The Firenze (Florence) train station is much more tame than Rome’s, but it is still an active node of people quickly making their way about the country. Visiting groups gather in clumps while couples and backpackers crisscross around the granite floors. Signs up high on the walls show arrival, departure, and what platform you need to find for the Regionale, Intercity, and bullet trains. So far, our group has made a dash for the McDonald’s every time we get to the big cities. It makes me laugh, but its hard to pass up a quick cheeseburger for 1 euro.
Marco time. Our group meandered around the Duomo, properly known as Santa Maria del Fiore, and we went inside to escape the wind. The red, white, and grey marble floors make in abstract geometric shapes. The walls are much more are than I expected (especially after just seeing the Vatican– which is from another later architectural period…), except for the frescoes that fill the interior of Brunelleschi‘s dome, depicting the Last Judgment. If you don’t know about the history behind the dome, or how it constructed, you should take a few minutes on Wikipedia and read up on it… it is an engineering feat… constructed with no scaffolding and entirely self-supporting as they built it. Did I mention it was the largest dome since the Pantheon?! It is impressive. The craftsmanship of the doors and building façade is also quite amazing. Florence is one of the few cities where craftsmen still master the roots of their trade, and continue with restoration work. (Many churches here are in that process).
During what seemed like the coldest part of the day, we visited Santa Croce. Our toes and fingers were numb as the wind stole our heat. Restoration scaffolding blocked what was behind the altar, but there was more to see in the church. Many famous Italians are buried inside this church: Galileo Galilee, Michelangelo (even though he wanted to be buried in Rome), Alberti, Machiavelli, Rossini, and then an empty tomb for Dante, the famous writer.
We concluded our macro-tour of the city in Pazzi Chapel right nearby, and listening to Marco on the cold stone seats. I will admit, it is hard to enjoy some of these works when the air is bone chilling.

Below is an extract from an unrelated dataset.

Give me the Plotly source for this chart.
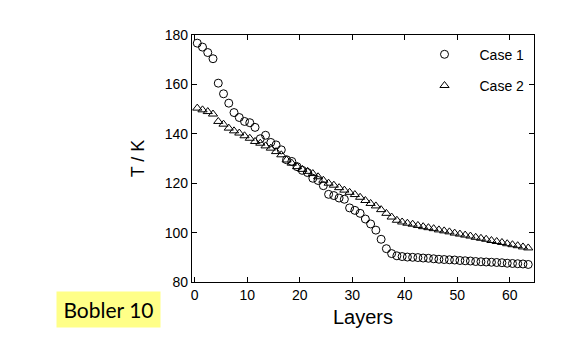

We decided not to stay longer this weekend, so we planned to return on the 17:12 train back to Orvieto. We were a little lost for a bit on our way back to the station, but getting lost is (generally) fun in a city like this. In two weeks we will be back for a complete tour of the Uffizzi Museum, and we plan on staying for more of the weekend. At home I will be able to rest and be sure not to get sick (I’ve been feeling under the weather the past couple days, and I didn’t want to stay in the cold).
Made it home around 10pm (20:00). Warm and cozy. It was a long day.